EugenMayer’s picture

side note - database is removed correctly.

In the clone log, Changes for drush_http_post_provision_deploy module have been rolled back. is logged and actually all those deletes are green - but well files and configs are still there.

EugenMayer’s picture

Title: If a clone fails, files and configurations are not removed » when a mirgation fails, newly created DB is not removed
Version: 6.x-0.2-beta1 »
Priority: Normal » Minor

RC1:
Easy to reproduce:
- add a drush_set_error somewhere in platform/migrate.provision.inc
- run migrate

Migrating will fail unsuprisingly, the odd thing iss, that the "newly" and not needed DB is not removed in the rollback methods.

Still to check: Iam pretty sure "new" site folder is not deleted on the aegir master also, but did not verify this right now

Marking low prio, as its not mission critical. You just end up with ghost DBs, but everthing else stays functional

memtkmcc’s picture

Priority: Minor » Major

It is even worse, because not only database zombie is left, but also dbuser with random password, so any attempt to create/migrate the site again will fail, because you will end up with two grants for the same dbuser, but with two different passwords - I have seen that many times already.

Changing to major, as it is a pretty serious bug related to not-clean rollback procedure.

anarcat’s picture

Title: when a mirgation fails, newly created DB is not removed » migration rollback not working on remote servers
Priority: Major » Critical
Issue tags: +multiserver

If I understand this correctly, rollback is not working, but only on multi-server: clarifying title.

Note that #1057736: [SSL] Cloning SSL sites will lead to a non SSL site .. but certificate is still copied should be fixed in rc1, so I'd be curious to see why you still have a failure in the migrate. Can you post the full debug log?

EugenMayer’s picture

A have no failure there, i provocate it to reproduce the bug ( thats why i add drush_set_error ). But there are other reasons why this can happen and then you need a proper rollback. so #1057736: [SSL] Cloning SSL sites will lead to a non SSL site .. but certificate is still copied works fine.

anarcat’s picture

Note that this may be a regression introduced while fixing #976300: web server migration results in content removal when site is verified...

anarcat’s picture

Priority: Critical » Normal

So. I understand there's an issue here, but I'd like to reproduce it. So please state exactly where you added the drush_set_error() to trigger that bug. File name and line number, from our current HEAD or RC1.

From what I understand, the underlying bug that was triggering this one was fixed, so this is less of a priority now, downgrading priority to normal, unless we can find a case where this bug gets triggered by forces outside of provision that we can't fix another way.

EugenMayer’s picture

add it behind http://git.aegirproject.org/?p=provision.git;a=blob;f=platform/migrate.p...

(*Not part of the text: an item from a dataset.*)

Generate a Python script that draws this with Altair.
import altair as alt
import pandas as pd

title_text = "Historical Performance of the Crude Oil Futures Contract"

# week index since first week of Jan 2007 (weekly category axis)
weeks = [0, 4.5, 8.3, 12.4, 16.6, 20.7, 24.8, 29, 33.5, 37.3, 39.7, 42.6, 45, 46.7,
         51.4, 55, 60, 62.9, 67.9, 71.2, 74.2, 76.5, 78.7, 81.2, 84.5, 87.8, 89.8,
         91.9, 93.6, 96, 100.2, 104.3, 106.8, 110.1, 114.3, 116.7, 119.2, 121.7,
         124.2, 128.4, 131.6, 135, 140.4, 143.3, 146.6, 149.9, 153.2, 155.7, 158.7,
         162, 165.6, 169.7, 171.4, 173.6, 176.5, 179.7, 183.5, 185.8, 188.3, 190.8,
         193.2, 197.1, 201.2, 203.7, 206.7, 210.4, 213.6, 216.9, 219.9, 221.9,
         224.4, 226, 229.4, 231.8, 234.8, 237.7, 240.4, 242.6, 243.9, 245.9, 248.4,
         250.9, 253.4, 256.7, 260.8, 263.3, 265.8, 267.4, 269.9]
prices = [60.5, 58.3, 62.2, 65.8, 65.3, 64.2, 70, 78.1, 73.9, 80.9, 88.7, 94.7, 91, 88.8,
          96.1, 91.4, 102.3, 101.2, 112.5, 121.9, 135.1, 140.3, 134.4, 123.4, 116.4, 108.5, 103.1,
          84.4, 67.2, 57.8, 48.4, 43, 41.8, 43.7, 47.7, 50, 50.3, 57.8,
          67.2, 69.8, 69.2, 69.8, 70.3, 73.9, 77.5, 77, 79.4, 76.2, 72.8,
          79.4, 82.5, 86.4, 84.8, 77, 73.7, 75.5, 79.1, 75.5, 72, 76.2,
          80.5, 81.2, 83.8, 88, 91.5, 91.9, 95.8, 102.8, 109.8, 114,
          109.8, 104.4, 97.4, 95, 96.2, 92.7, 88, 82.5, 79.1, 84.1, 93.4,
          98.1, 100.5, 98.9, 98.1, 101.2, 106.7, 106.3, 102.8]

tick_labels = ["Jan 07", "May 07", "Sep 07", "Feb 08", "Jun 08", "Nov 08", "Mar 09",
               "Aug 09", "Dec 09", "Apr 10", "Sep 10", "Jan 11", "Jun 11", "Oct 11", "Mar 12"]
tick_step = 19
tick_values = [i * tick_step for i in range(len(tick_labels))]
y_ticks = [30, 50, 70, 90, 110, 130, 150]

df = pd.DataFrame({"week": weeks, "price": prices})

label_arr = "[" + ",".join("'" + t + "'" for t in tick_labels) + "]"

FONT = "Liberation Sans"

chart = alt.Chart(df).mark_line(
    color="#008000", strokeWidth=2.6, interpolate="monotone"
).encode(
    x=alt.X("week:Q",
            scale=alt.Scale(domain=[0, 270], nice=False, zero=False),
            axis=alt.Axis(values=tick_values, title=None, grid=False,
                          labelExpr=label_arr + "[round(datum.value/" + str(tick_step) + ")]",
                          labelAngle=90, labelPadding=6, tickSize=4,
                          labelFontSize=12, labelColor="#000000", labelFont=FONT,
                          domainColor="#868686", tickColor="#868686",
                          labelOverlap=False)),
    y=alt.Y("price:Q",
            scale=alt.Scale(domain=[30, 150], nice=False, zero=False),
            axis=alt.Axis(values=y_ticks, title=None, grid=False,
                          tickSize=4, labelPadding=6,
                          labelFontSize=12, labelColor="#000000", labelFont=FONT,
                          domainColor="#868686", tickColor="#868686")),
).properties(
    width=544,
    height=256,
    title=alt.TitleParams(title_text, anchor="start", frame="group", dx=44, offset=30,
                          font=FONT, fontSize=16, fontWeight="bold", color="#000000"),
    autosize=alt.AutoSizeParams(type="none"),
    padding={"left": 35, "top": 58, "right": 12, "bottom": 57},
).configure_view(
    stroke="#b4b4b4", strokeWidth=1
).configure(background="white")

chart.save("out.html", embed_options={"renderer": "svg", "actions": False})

Iam not sure setting the prio lower is the right assumption but maybe jus try out to reproduce it and make up your mind on the issue. I think its still critical.

#976300: web server migration results in content removal when site is verified iam not sure about. But i pretty much know the data-flow:
1. pre backups the database + files, the tgz lands in backup http://git.aegirproject.org/?p=provision.git;a=blob;f=platform/migrate.p...
2. that backup gets deployed in http://git.aegirproject.org/?p=provision.git;a=blob;f=platform/migrate.p...
a) That is basicaly untaring the file on the the aegir master into platforms
b) syncinc files with remote
c) importing the db http://git.aegirproject.org/?p=provision.git;a=blob;f=db/deploy.provisio...

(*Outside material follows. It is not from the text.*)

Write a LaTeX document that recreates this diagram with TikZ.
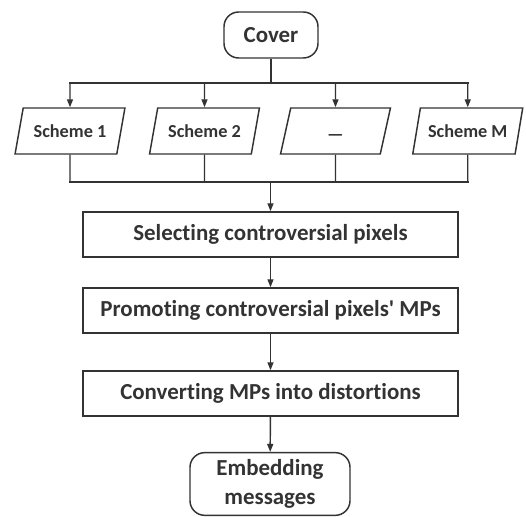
\documentclass[tikz,border=0pt]{standalone}
\usepackage{fontspec}
\setmainfont[Ligatures=NoCommon]{Carlito}
\usetikzlibrary{shapes.geometric,arrows.meta}
\definecolor{ink}{HTML}{333333}

\begin{document}
\begin{tikzpicture}[x=0.75pt, y=-0.75pt, line width=1.1pt, color=ink,
  font=\fontsize{17.2}{21.75}\selectfont\bfseries,
  term/.style={draw, rectangle, rounded corners=11pt, align=center},
  scheme/.style={draw, trapezium, trapezium left angle=72, trapezium right angle=108,
    trapezium stretches=true, minimum width=82.5pt, minimum height=34.5pt,
    font=\fontsize{13.7}{16}\selectfont\bfseries},
  proc/.style={draw, rectangle, minimum width=281pt, minimum height=33.75pt},
  arr/.style={-{Triangle[length=6pt,width=4.5pt]}}]
\useasboundingbox (0,0) rectangle (526,517);

\node[term, minimum width=70.5pt, minimum height=34.5pt] (cover) at (271,35) {Cover};

\node[scheme] (s1) at (70,131) {Scheme 1};
\node[scheme] (s2) at (204.5,131) {Scheme 2};
\node[scheme] (s3) at (335.5,131) {\raisebox{-7.5pt}[0pt][0pt]{—}};
\node[scheme] (s4) at (467.75,131) {Scheme M};

\node[proc] (sel) at (270.5,234.5) {Selecting controversial pixels};
\node[proc] (prom) at (270.5,310.5) {Promoting controversial pixels\textquotesingle\ MPs};
\node[proc] (conv) at (270.5,393.5) {Converting MPs into distortions};
\node[term, minimum width=120pt, minimum height=47pt] (emb) at (270,484) {Embedding\\messages};

% fan out
\coordinate (ta) at (69,83);
\coordinate (tb) at (469,83);
\draw (cover) -- (cover |- ta);
\draw (ta) -- (tb);
\foreach \s in {s1,s2,s3,s4}
  \draw[arr] (\s |- ta) -- (\s.north);

% fan in
\coordinate (ba) at (69,182);
\coordinate (bb) at (469,182);
\foreach \s in {s1,s2,s3,s4}
  \draw (\s.south) -- (\s |- ba);
\draw (ba) -- (bb);
\draw[arr] (sel |- ba) -- (sel);

\draw[arr] (sel) -- (prom);
\draw[arr] (prom) -- (conv);
\draw[arr] (conv) -- (emb);
\end{tikzpicture}
\end{document}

So and 2.c is our issues, as db/deploy.migrate.inc has a rollback http://git.aegirproject.org/?p=provision.git;a=blob;f=db/deploy.provisio... but those are not called recursivaly.

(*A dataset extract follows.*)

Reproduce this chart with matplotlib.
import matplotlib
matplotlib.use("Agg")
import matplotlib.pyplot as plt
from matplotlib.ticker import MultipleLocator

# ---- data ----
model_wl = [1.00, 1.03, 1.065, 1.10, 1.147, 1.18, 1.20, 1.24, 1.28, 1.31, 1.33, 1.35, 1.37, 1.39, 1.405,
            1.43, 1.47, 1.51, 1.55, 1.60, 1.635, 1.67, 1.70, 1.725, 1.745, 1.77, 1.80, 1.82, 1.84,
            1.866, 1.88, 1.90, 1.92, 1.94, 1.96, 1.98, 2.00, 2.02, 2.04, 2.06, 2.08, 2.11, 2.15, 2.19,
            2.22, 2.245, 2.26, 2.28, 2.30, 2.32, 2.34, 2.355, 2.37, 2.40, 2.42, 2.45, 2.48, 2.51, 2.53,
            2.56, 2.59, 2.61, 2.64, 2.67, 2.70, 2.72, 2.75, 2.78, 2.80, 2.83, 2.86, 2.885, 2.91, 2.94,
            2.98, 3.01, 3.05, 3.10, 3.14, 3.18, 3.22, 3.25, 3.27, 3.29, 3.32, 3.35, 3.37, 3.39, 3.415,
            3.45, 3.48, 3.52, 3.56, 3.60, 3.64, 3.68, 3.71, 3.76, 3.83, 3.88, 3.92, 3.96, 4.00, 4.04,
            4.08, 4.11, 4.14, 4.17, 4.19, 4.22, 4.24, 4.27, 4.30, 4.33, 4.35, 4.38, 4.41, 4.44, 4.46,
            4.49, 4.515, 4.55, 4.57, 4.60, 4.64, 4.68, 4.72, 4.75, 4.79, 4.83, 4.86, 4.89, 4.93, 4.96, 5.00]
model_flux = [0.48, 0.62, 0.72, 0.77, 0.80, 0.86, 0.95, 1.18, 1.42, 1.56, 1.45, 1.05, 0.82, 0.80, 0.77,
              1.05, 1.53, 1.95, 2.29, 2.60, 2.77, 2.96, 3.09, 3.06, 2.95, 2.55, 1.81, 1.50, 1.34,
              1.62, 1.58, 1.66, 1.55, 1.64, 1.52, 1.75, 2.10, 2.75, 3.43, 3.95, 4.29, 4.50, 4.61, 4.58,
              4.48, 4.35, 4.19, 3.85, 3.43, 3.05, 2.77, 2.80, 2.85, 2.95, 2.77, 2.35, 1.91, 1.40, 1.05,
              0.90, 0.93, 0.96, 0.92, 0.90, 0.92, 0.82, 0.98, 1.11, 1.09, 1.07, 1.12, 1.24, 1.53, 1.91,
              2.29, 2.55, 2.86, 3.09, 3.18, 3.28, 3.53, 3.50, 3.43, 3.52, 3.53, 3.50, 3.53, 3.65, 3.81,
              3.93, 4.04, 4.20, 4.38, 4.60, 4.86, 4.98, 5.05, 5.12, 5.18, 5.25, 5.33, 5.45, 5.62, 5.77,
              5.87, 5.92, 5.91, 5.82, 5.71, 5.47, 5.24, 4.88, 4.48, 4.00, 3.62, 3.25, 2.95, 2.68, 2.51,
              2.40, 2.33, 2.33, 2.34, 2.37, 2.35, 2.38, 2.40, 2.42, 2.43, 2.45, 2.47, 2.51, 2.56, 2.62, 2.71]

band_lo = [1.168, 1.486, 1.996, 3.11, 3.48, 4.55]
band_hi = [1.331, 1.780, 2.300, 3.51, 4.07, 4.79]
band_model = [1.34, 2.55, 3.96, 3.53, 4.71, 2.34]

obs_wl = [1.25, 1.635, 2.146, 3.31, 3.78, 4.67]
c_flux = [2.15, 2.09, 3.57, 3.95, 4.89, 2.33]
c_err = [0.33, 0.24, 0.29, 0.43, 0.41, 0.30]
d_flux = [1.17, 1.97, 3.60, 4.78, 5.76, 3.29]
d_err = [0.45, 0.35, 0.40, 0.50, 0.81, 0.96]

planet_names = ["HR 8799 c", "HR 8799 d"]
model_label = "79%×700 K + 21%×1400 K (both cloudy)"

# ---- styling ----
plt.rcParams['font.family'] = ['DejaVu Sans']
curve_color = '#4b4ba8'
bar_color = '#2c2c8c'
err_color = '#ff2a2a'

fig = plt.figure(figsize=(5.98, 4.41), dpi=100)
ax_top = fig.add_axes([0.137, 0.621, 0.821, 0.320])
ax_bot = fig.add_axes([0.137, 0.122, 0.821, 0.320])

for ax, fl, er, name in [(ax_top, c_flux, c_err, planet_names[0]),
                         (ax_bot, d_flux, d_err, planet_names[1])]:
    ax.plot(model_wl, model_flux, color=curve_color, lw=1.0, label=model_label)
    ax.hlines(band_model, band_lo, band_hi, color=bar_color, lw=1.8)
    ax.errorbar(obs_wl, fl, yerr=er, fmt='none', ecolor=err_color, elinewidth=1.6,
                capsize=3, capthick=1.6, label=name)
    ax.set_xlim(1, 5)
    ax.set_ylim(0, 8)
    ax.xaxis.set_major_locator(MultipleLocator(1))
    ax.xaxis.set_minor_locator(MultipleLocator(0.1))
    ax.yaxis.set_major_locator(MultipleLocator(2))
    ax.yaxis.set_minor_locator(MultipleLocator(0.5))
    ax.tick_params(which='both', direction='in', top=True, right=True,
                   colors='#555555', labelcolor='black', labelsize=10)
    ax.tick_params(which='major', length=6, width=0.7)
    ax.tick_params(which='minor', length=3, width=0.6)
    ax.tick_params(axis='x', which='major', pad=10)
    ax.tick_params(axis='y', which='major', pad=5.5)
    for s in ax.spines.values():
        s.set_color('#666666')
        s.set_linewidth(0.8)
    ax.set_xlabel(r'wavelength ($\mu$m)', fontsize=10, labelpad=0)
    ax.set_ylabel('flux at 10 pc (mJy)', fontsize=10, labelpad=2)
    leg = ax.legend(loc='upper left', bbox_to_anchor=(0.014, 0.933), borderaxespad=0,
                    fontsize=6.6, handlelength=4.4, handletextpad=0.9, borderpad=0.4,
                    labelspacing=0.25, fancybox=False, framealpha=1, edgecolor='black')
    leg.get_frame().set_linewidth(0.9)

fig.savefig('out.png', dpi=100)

So e.g. if later on provision gets called in http://git.aegirproject.org/?p=provision.git;a=blob;f=platform/migrate.p... or the verify in http://git.aegirproject.org/?p=provision.git;a=blob;f=platform/migrate.p... ( which is often failing ), the database is never rolled back, as db/deploy.migrate.inc/rollback is never called.

This something we really have to think more deeply about, as this comes down to:
If a task calles other task which do complete, but the global task fails and is rolled back, the subtask should get rolled back also - all.

anarcat’s picture

Status: Active » Postponed (maintainer needs more info)

If a task calles other task which do complete, but the global task fails and is rolled back, the subtask should get rolled back also - all.

That is correct.

So I guess in this case, it would simply be making sure that provision-verify provokes a rollback if it fails.

I suspect this is the case right now.

Can you please provide a clear patch of what you have done to trigger the (non) rollback? Just "drush_set_error()" is not enough to raise an error, I believe.

Please provide a task backlog too to help in debugging.

EugenMayer’s picture

Just to give this one more drive and infos:

If the maste process fails, but triggered 4 backend forks before which all succeeded and the master process ( clone / migrate ) decides to rollback, only his drush rollback hook ( clone_rollback ) are called but NOT some of those backend forks:
- deploy rollback ( db..)

as they succeeded. So actually what we need is "pass down the rollback even to all subevents in the callstack tree

ergonlogic’s picture

Version: » 7.x-3.x-dev
Issue tags: +Smarter remotes

tagging